I’ve come to realize that I had been enabling her. A beautiful queer woman of color friend of mine recently told me, just because you have the capacity to hold someone’s trauma doesn’t mean you have to constantly put yourself in the line of fire. I know this to be true, now.

Developing a relationship, especially in the context of social justice movement, with someone who is broken in this way, is a deeply personal decision. For me, the red flags–the paranoia, authoritarianism, lying, manipulation–paled in comparison with the charismatic, vulnerable, loving, truly exceptional sister I had come to gain. I had met this friendly monster before, in relationships with members of my family and elsewhere. I’m not afraid of it. I understand it. I know it can be helped.

But I’ve come to realize that I was also enabling it. And it wasn’t healthy for me or for my then-friend. You must know when you’re enabling someone. Something in your gut tells you.

They say a person needs to hit rock bottom before they can get well. I personally think that can be very cruel sometimes.

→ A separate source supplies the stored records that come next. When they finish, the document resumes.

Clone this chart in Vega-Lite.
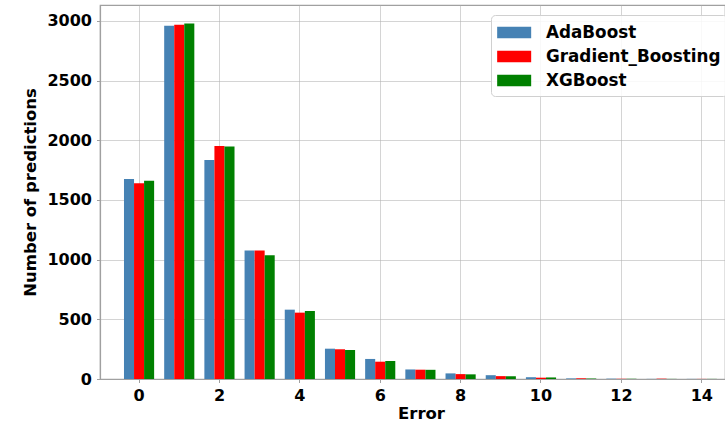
{
  "$schema": "https://vega.github.io/schema/vega-lite/v6.json",
  "width": 625,
  "height": 374,
  "autosize": {"type": "none"},
  "padding": {"left": 100, "top": 5, "right": 0, "bottom": 44},
  "background": "white",
  "config": {
    "font": "DejaVu Sans",
    "view": {"stroke": "#a0a0a0", "strokeWidth": 1.2},
    "axis": {
      "labelFont": "DejaVu Sans",
      "labelFontSize": 16,
      "labelFontWeight": "bold",
      "labelColor": "#000000",
      "titleFont": "DejaVu Sans",
      "titleFontSize": 16.5,
      "titleFontWeight": "bold",
      "titleColor": "#000000",
      "domainColor": "#a0a0a0",
      "domainWidth": 1.2,
      "tickColor": "#a0a0a0",
      "tickSize": 3.5,
      "gridColor": "#b0b0b0",
      "gridOpacity": 0.55,
      "gridWidth": 1,
      "zindex": 1
    }
  },
  "data": {
    "values": [
      {"error": 0, "model": "AdaBoost", "count": 1676},
      {"error": 0, "model": "Gradient_Boosting", "count": 1640},
      {"error": 0, "model": "XGBoost", "count": 1662},
      {"error": 1, "model": "AdaBoost", "count": 2960},
      {"error": 1, "model": "Gradient_Boosting", "count": 2968},
      {"error": 1, "model": "XGBoost", "count": 2980},
      {"error": 2, "model": "AdaBoost", "count": 1836},
      {"error": 2, "model": "Gradient_Boosting", "count": 1953},
      {"error": 2, "model": "XGBoost", "count": 1948},
      {"error": 3, "model": "AdaBoost", "count": 1076},
      {"error": 3, "model": "Gradient_Boosting", "count": 1076},
      {"error": 3, "model": "XGBoost", "count": 1037},
      {"error": 4, "model": "AdaBoost", "count": 581},
      {"error": 4, "model": "Gradient_Boosting", "count": 556},
      {"error": 4, "model": "XGBoost", "count": 570},
      {"error": 5, "model": "AdaBoost", "count": 254},
      {"error": 5, "model": "Gradient_Boosting", "count": 249},
      {"error": 5, "model": "XGBoost", "count": 243},
      {"error": 6, "model": "AdaBoost", "count": 168},
      {"error": 6, "model": "Gradient_Boosting", "count": 145},
      {"error": 6, "model": "XGBoost", "count": 151},
      {"error": 7, "model": "AdaBoost", "count": 80},
      {"error": 7, "model": "Gradient_Boosting", "count": 78},
      {"error": 7, "model": "XGBoost", "count": 77},
      {"error": 8, "model": "AdaBoost", "count": 47},
      {"error": 8, "model": "Gradient_Boosting", "count": 41},
      {"error": 8, "model": "XGBoost", "count": 39},
      {"error": 9, "model": "AdaBoost", "count": 32},
      {"error": 9, "model": "Gradient_Boosting", "count": 24},
      {"error": 9, "model": "XGBoost", "count": 23},
      {"error": 10, "model": "AdaBoost", "count": 15},
      {"error": 10, "model": "Gradient_Boosting", "count": 11},
      {"error": 10, "model": "XGBoost", "count": 13},
      {"error": 11, "model": "AdaBoost", "count": 5},
      {"error": 11, "model": "Gradient_Boosting", "count": 6},
      {"error": 11, "model": "XGBoost", "count": 4},
      {"error": 12, "model": "AdaBoost", "count": 3},
      {"error": 12, "model": "Gradient_Boosting", "count": 2},
      {"error": 12, "model": "XGBoost", "count": 2},
      {"error": 13, "model": "AdaBoost", "count": 1},
      {"error": 13, "model": "Gradient_Boosting", "count": 3},
      {"error": 13, "model": "XGBoost", "count": 1},
      {"error": 14, "model": "AdaBoost", "count": 1},
      {"error": 14, "model": "Gradient_Boosting", "count": 1},
      {"error": 14, "model": "XGBoost", "count": 1}
    ]
  },
  "mark": {"type": "bar"},
  "encoding": {
    "x": {
      "field": "error",
      "type": "ordinal",
      "scale": {"paddingInner": 0.25, "paddingOuter": 0.4, "align": 0.746, "round": false},
      "axis": {
        "values": [0, 2, 4, 6, 8, 10, 12, 14],
        "labelAngle": 0,
        "title": "Error",
        "grid": true,
        "bandPosition": 0.5,
        "labelPadding": 5,
        "titlePadding": 2,
        "titleX": 321
      }
    },
    "xOffset": {
      "field": "model",
      "type": "nominal",
      "scale": {"paddingInner": 0, "paddingOuter": 0}
    },
    "y": {
      "field": "count",
      "type": "quantitative",
      "scale": {"domain": [0, 3134], "nice": false},
      "axis": {
        "values": [0, 500, 1000, 1500, 2000, 2500, 3000],
        "format": "d",
        "title": "Number of predictions",
        "grid": true,
        "labelPadding": 5,
        "titlePadding": 8
      }
    },
    "color": {
      "field": "model",
      "type": "nominal",
      "scale": {
        "domain": ["AdaBoost", "Gradient_Boosting", "XGBoost"],
        "range": ["#4682b4", "#ff0000", "#008000"]
      },
      "legend": {
        "orient": "none",
        "legendX": 391,
        "legendY": 10,
        "title": null,
        "symbolType": "M-1,-0.5H2V0.5H-1Z",
        "symbolSize": 514,
        "symbolStrokeWidth": 0,
        "symbolOpacity": 1,
        "labelFont": "DejaVu Sans",
        "labelFontSize": 16.8,
        "labelFontWeight": "bold",
        "labelColor": "#000000",
        "labelOffset": 26,
        "labelLimit": 400,
        "rowPadding": 3,
        "padding": 6,
        "strokeColor": "#d0d0d0",
        "fillColor": "rgba(255,255,255,0.85)",
        "cornerRadius": 4
      }
    }
  }
}
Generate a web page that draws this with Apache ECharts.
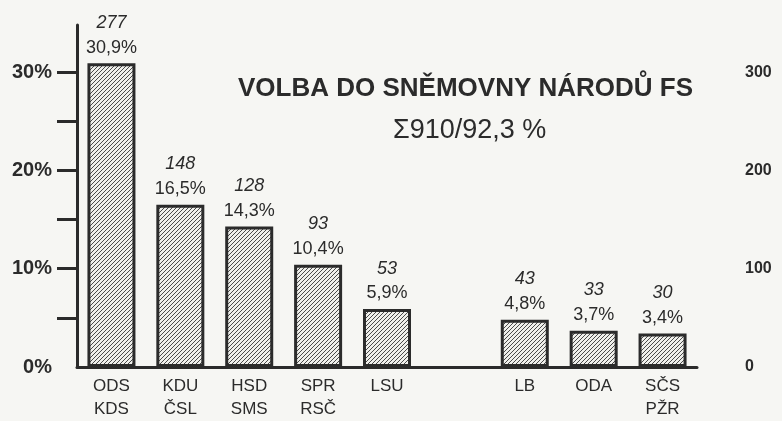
<!DOCTYPE html>
<html>
<head>
<meta charset="utf-8">
<script src="https://cdn.jsdelivr.net/npm/echarts@6/dist/echarts.min.js"></script>
<style>
html, body { margin: 0; padding: 0; background: #f6f6f3; }
#main { width: 782px; height: 421px; }
</style>
</head>
<body>
<div id="main"></div>
<script>
// data
var parties = ['ODS\nKDS', 'KDU\nČSL', 'HSD\nSMS', 'SPR\nRSČ', 'LSU', '', 'LB', 'ODA', 'SČS\nPŽR'];
var share = [30.9, 16.5, 14.3, 10.4, 5.9, null, 4.8, 3.7, 3.4];
var seats = [277, 148, 128, 93, 53, null, 43, 33, 30];
var pctTicks = [5, 10, 15, 20, 25, 30];
var pctLabels = [0, 10, 20, 30];
var seatLabels = [0, 100, 200, 300];
var titleText = 'VOLBA DO SNĚMOVNY NÁRODŮ FS';
var subText = 'Σ910/92,3 %';

var ink = '#2b2b2b';
var font = '"Liberation Sans", Arial, sans-serif';

// diagonal hatch fill
function hatch() {
    var c = document.createElement('canvas');
    c.width = 4; c.height = 4;
    var g = c.getContext('2d');
    g.fillStyle = '#efefeb';
    g.fillRect(0, 0, 4, 4);
    g.strokeStyle = '#4a4a4a';
    g.lineWidth = 1;
    g.beginPath();
    g.moveTo(0, 4); g.lineTo(4, 0);
    g.moveTo(-1, 1); g.lineTo(1, -1);
    g.moveTo(3, 5); g.lineTo(5, 3);
    g.stroke();
    return c;
}

var chart = echarts.init(document.getElementById('main'));

var option = {
    backgroundColor: '#f6f6f3',
    animation: false,
    title: [
        {
            text: titleText, left: 233, top: 71,
            textStyle: { fontFamily: font, fontWeight: 'bold', fontSize: 26, color: ink }
        },
        {
            text: subText, left: 388, top: 112,
            textStyle: { fontFamily: font, fontWeight: 'normal', fontSize: 27, color: ink }
        }
    ],
    grid: { left: 77, right: 85, top: 25, bottom: 53 },
    xAxis: {
        type: 'category',
        data: parties,
        axisLine: { lineStyle: { color: ink, width: 3 } },
        axisTick: { show: false },
        axisLabel: {
            interval: 0, margin: 8, color: ink,
            fontFamily: font, fontSize: 17, lineHeight: 23
        }
    },
    yAxis: [
        {
            type: 'value', min: 0, max: 34.8,
            splitLine: { show: false },
            axisLine: { show: true, lineStyle: { color: ink, width: 3 } },
            axisTick: { show: true, length: 20, lineStyle: { color: ink, width: 3 }, customValues: pctTicks },
            axisLabel: {
                customValues: pctLabels, margin: 25, color: ink,
                fontFamily: font, fontWeight: 'bold', fontSize: 20,
                formatter: '{value}%'
            }
        },
        {
            type: 'value', min: 0, max: 348,
            position: 'right',
            splitLine: { show: false },
            axisLine: { show: false },
            axisTick: { show: false },
            axisLabel: {
                customValues: seatLabels, margin: 48, color: ink,
                fontFamily: font, fontWeight: 'bold', fontSize: 16
            }
        }
    ],
    series: [{
        type: 'bar',
        data: share,
        barWidth: 48,
        itemStyle: {
            color: { image: hatch(), repeat: 'repeat' },
            borderColor: ink, borderWidth: 3
        },
        label: {
            show: true, position: 'top', distance: 3,
            formatter: function (p) {
                return '{s|' + seats[p.dataIndex] + '}\n{p|' + String(p.value).replace('.', ',') + '%}';
            },
            rich: {
                s: { fontFamily: font, fontStyle: 'italic', fontSize: 18, color: ink, lineHeight: 25, align: 'center' },
                p: { fontFamily: font, fontSize: 18, color: ink, lineHeight: 25, align: 'center' }
            }
        }
    }]
};

chart.setOption(option);
</script>
</body>
</html>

When I was younger, I used to watch those reality TV shows where they link up families of drug abusers with a professional team of people to help the family stop enabling the person so they can hit rock bottom. People would ask me why I watched those shows when they seemed so violent and awful. I didn’t know the answer then to that question. Yes, it’s cruel. Yes, there are double standards for who gets to be well and how. It probably doesn’t feel good or comfortable to have to do that to a loved one. But one way or another, you must stop enabling your loved one, your comrade, your friend, your lover. Support might look differently. Sometimes it looks like hurting them because you love them. But sometimes it means putting yourself and your well-being first.